Kinkaid video catastrophe: Projector malfunctions during Upper School pep rally


Lexi Guo

Cheerleaders and Drum Corps perform at the Upper School pep rally.

As the lights began to dim, anticipation for the Kinkaid video swept through the crowded theater. Yet, before the student-produced video could play, the projector suffered a malfunction. 

On Oct. 29, the afternoon before the annual football game against Kinkaid, all students grades nine through 12 gathered in the VST for the Upper School pep rally. After watching performances by the cheerleaders and Drum Corps, students directed their eyes toward the projector, where the Kinkaid video was set to play.

Senior Joseph DePinho filmed and edited this year’s video. During the rally, DePinho realized his computer needed to be charged, but nobody backstage had a charger that fit his laptop. DePinho returned to his house to get his charger, a 30-minute round-trip drive. 
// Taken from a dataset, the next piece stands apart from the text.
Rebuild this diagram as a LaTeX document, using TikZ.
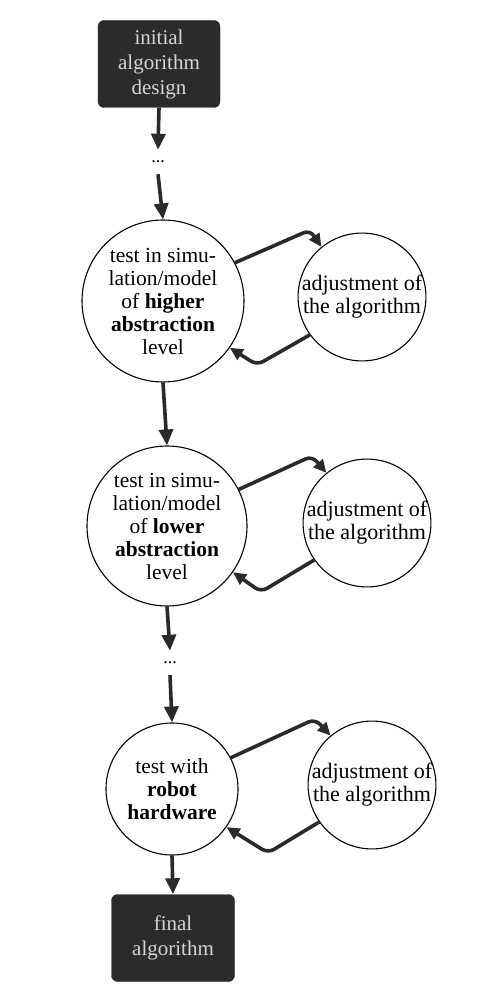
\documentclass[tikz,border=0pt]{standalone}
\usepackage{fontspec}
\setmainfont{Liberation Serif}
\usetikzlibrary{arrows.meta}
\definecolor{boxfill}{HTML}{2B2B2B}
\definecolor{boxtext}{HTML}{D6D6D6}
\definecolor{arrcol}{HTML}{2A2A2A}
\tikzset{
  darkbox/.style={rectangle, rounded corners=6pt, fill=boxfill, draw=boxfill,
    text=boxtext, align=center, inner sep=0pt, font=\fontsize{21}{25}\selectfont},
  testcirc/.style={circle, draw=black, line width=1.1pt, inner sep=0pt, align=center,
    font=\fontsize{21.5}{23}\selectfont},
  adjcirc/.style={circle, draw=black, line width=1.1pt, inner sep=0pt, align=center,
    font=\fontsize{22}{23}\selectfont},
  dotsnode/.style={inner sep=0pt, minimum height=24pt, font=\fontsize{18}{18}\selectfont},
  mainarr/.style={draw=arrcol, line width=3.6pt, -{Triangle[length=16pt,width=14pt]}},
  looparr/.style={draw=arrcol, line width=3.6pt, rounded corners=7pt, -{Triangle[length=13pt,width=12pt]}}
}
\begin{document}
\begin{tikzpicture}[x=1pt,y=-1pt]
\useasboundingbox (0,0) rectangle (481,995);
\fill[white] (0,0) rectangle (481,995);

\node[darkbox, minimum width=122pt, minimum height=87pt] (top) at (159,64) {initial\\algorithm\\design};
\node[dotsnode] (d1) at (158,162) {...};
\node[testcirc, minimum size=162pt] (c1) at (163,301) {test in simu-\\lation/model\\of \textbf{higher}\\\textbf{abstraction}\\level};
\node[adjcirc, minimum size=124pt] (a1) at (362,297) {adjustment of\\the algorithm};

\node[testcirc, minimum size=160pt] (c2) at (167,526) {test in simu-\\lation/model\\of \textbf{lower}\\\textbf{abstraction}\\level};
\node[adjcirc, minimum size=124pt] (a2) at (367,523) {adjustment of\\the algorithm};

\node[dotsnode] (d2) at (170,663) {...};
\node[testcirc, minimum size=132pt] (c3) at (172,789) {test with\\\textbf{robot}\\\textbf{hardware}};
\node[adjcirc, minimum size=122pt] (a3) at (372,785) {adjustment of\\the algorithm};

\node[darkbox, minimum width=123pt, minimum height=87pt] (bot) at (173,938) {final\\algorithm};

\coordinate (k1) at (310,230);
\coordinate (r1) at (257,365);
\coordinate (k2) at (312,456);
\coordinate (r2) at (261,592);
\coordinate (k3) at (315,719);
\coordinate (r3) at (268,853);

\draw[mainarr] (top.south) -- (d1.north);
\draw[mainarr] (d1.south) -- (c1.north);
\draw[mainarr] (c1.south) -- (c2.north);
\draw[mainarr] (c2.south) -- (d2.north);
\draw[mainarr] (d2.south) -- (c3.north);
\draw[mainarr] (c3.south) -- (bot.north);

\draw[looparr] (c1.28) -- (k1) -- (a1.129);
\draw[looparr] (a1.216) -- (r1) -- (c1.325);
\draw[looparr] (c2.27) -- (k2) -- (a2.129);
\draw[looparr] (a2.215) -- (r2) -- (c2.325);
\draw[looparr] (c3.28) -- (k3) -- (a3.130);
\draw[looparr] (a3.215) -- (r3) -- (c3.325);
\end{tikzpicture}
\end{document}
While he was gone, his computer fell asleep—and so did the projector. The tech, audio and lighting crews backstage sprung into action and initiated a total shutdown and restart, a 15-minute process.  

“I’ve been doing this since freshman year,” said junior Drew Adams, a lighting crew designer, “but with all the shows I’ve done, nothing has gone this terribly wrong.”

Fortunately, by the time DePinho returned to campus, another computer was hooked up to the projector, ready to play the Kinkaid Video when the projector finished restarting. 

While the backstage crew addressed the issue, the audience was still waiting for the video to play. 

To keep the students occupied, Dean of Students Bailey Duncan requested an impromptu dual-performance by Drum Corps and the cheerleaders. After taking a few moments to prepare, both groups gathered onstage to perform their routine to “Tricky,” a staple at Friday-night football games.

While the performance energized the students, there was still time that needed to be filled before the projector restarted. Spirit Club, with nothing more than a pad of paper, writing utensils and a microphone had to come up with another idea. 

What resulted was a game of “Who Knows Your Captain Best?” featuring the fall sport team captains. Each captain called up an underclassman member of their team to the stage to answer questions; the underclassman that answered the most questions correctly won. While the game was unprecedented, it captured the audience’s attention just in time for the projector to begin functioning. 

DePinho was thankful that backstage managed to get the projector up and running so the audience could watch the Kinkaid video.

“I had a great experience creating the Kinkaid video,” DePinho said. “It was lots of work but it was definitely worth it.”